**Required work:**
Retype the data that follows line by line, exactly, and leave its pictures out.

**Information shown:**

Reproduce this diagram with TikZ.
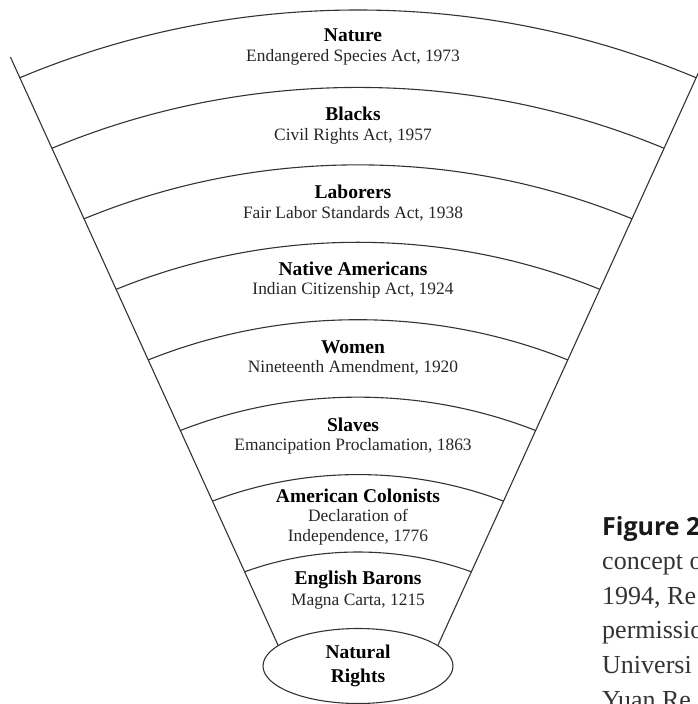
\documentclass[tikz,border=0pt]{standalone}
\usepackage{fontspec}
\setmainfont{Liberation Serif}
\newfontfamily\capsans{Open Sans}
\usetikzlibrary{shapes.geometric}
\begin{document}
\begin{tikzpicture}[x=1pt,y=-1pt,
  rim/.style={line width=1.1pt, draw=black!80},
  group/.style={font=\fontsize{19.5}{22}\selectfont\bfseries, text=black, inner sep=0pt, align=center},
  act/.style={font=\fontsize{17.4}{20}\selectfont, text=black!85, inner sep=0pt, align=center},
  capline/.style={anchor=base west, inner sep=0pt, font=\fontsize{26}{30}\selectfont, text=black!80}]
\useasboundingbox (0,0) rectangle (697,704);

% geometry of the fan
\coordinate (apex) at (358,821);
\coordinate (hub) at (358,885);
\coordinate (tl) at (10.4,57);
\coordinate (tr) at (705.6,57);
\coordinate (bl) at (287.5,666);
\coordinate (br) at (428.5,666);

% concentric band boundaries, trimmed to the wedge
\begin{scope}
  \clip (-61,-100) -- (bl) -- (br) -- (777,-100) -- cycle;
  \foreach \i in {0,...,7}
    \draw[rim] (hub) circle[radius={875-77.43*\i}];
\end{scope}

% sides of the fan
\draw[rim] (tl) -- (bl);
\draw[rim] (tr) -- (br);

% root of the fan
\node[ellipse, rim, fill=white, minimum width=190pt, minimum height=75pt, inner sep=0pt,
      align=center, font=\fontsize{19.5}{24}\selectfont\bfseries] (root) at (358,666) {Natural\\Rights};

% band labels
\node[group] (g1) at (353,35) {Nature};
\node[act]   (a1) at (353,57.5) {Endangered Species Act, 1973};
\node[group] (g2) at (353,114) {Blacks};
\node[act]   (a2) at (353,136.5) {Civil Rights Act, 1957};
\node[group] (g3) at (353,192) {Laborers};
\node[act]   (a3) at (353,213.5) {Fair Labor Standards Act, 1938};
\node[group] (g4) at (353,269) {Native Americans};
\node[act]   (a4) at (353,290) {Indian Citizenship Act, 1924};
\node[group] (g5) at (353,347) {Women};
\node[act]   (a5) at (353,368) {Nineteenth Amendment, 1920};
\node[group] (g6) at (353,425) {Slaves};
\node[act]   (a6) at (353,446.5) {Emancipation Proclamation, 1863};
\node[group] (g7) at (358,496) {American Colonists};
\node[act]   (a7) at (358,527.5) {Declaration of\\Independence, 1776};
\node[group] (g8) at (358,580) {English Barons};
\node[act]   (a8) at (358,601.5) {Magna Carta, 1215};

% caption running off the right edge
\begin{scope}
  \clip (0,0) rectangle (697,704);
  \node[anchor=base west, inner sep=0pt, text=black!90,
        font={\capsans\bfseries\fontsize{25}{30}\selectfont}] (fig) at (602,535) {Figure 2};
  \node[capline] (c1) at (602,569) {concept o};
  \node[capline] (c2) at (602,604) {1994, Re};
  \node[capline] (c3) at (602,638) {permissio};
  \node[capline] (c4) at (602,673) {Universi};
  \node[capline] (c5) at (602,708) {Yuan Re};
\end{scope}
\end{tikzpicture}
\end{document}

**Expected answer:**
Reproduce this diagram with TikZ.
\documentclass[tikz,border=0pt]{standalone}
\usepackage{fontspec}
\setmainfont{Liberation Serif}
\newfontfamily\capsans{Open Sans}
\usetikzlibrary{shapes.geometric}
\begin{document}
\begin{tikzpicture}[x=1pt,y=-1pt,
  rim/.style={line width=1.1pt, draw=black!80},
  group/.style={font=\fontsize{19.5}{22}\selectfont\bfseries, text=black, inner sep=0pt, align=center},
  act/.style={font=\fontsize{17.4}{20}\selectfont, text=black!85, inner sep=0pt, align=center},
  capline/.style={anchor=base west, inner sep=0pt, font=\fontsize{26}{30}\selectfont, text=black!80}]
\useasboundingbox (0,0) rectangle (697,704);

% geometry of the fan
\coordinate (apex) at (358,821);
\coordinate (hub) at (358,885);
\coordinate (tl) at (10.4,57);
\coordinate (tr) at (705.6,57);
\coordinate (bl) at (287.5,666);
\coordinate (br) at (428.5,666);

% concentric band boundaries, trimmed to the wedge
\begin{scope}
  \clip (-61,-100) -- (bl) -- (br) -- (777,-100) -- cycle;
  \foreach \i in {0,...,7}
    \draw[rim] (hub) circle[radius={875-77.43*\i}];
\end{scope}

% sides of the fan
\draw[rim] (tl) -- (bl);
\draw[rim] (tr) -- (br);

% root of the fan
\node[ellipse, rim, fill=white, minimum width=190pt, minimum height=75pt, inner sep=0pt,
      align=center, font=\fontsize{19.5}{24}\selectfont\bfseries] (root) at (358,666) {Natural\\Rights};

% band labels
\node[group] (g1) at (353,35) {Nature};
\node[act]   (a1) at (353,57.5) {Endangered Species Act, 1973};
\node[group] (g2) at (353,114) {Blacks};
\node[act]   (a2) at (353,136.5) {Civil Rights Act, 1957};
\node[group] (g3) at (353,192) {Laborers};
\node[act]   (a3) at (353,213.5) {Fair Labor Standards Act, 1938};
\node[group] (g4) at (353,269) {Native Americans};
\node[act]   (a4) at (353,290) {Indian Citizenship Act, 1924};
\node[group] (g5) at (353,347) {Women};
\node[act]   (a5) at (353,368) {Nineteenth Amendment, 1920};
\node[group] (g6) at (353,425) {Slaves};
\node[act]   (a6) at (353,446.5) {Emancipation Proclamation, 1863};
\node[group] (g7) at (358,496) {American Colonists};
\node[act]   (a7) at (358,527.5) {Declaration of\\Independence, 1776};
\node[group] (g8) at (358,580) {English Barons};
\node[act]   (a8) at (358,601.5) {Magna Carta, 1215};

% caption running off the right edge
\begin{scope}
  \clip (0,0) rectangle (697,704);
  \node[anchor=base west, inner sep=0pt, text=black!90,
        font={\capsans\bfseries\fontsize{25}{30}\selectfont}] (fig) at (602,535) {Figure 2};
  \node[capline] (c1) at (602,569) {concept o};
  \node[capline] (c2) at (602,604) {1994, Re};
  \node[capline] (c3) at (602,638) {permissio};
  \node[capline] (c4) at (602,673) {Universi};
  \node[capline] (c5) at (602,708) {Yuan Re};
\end{scope}
\end{tikzpicture}
\end{document}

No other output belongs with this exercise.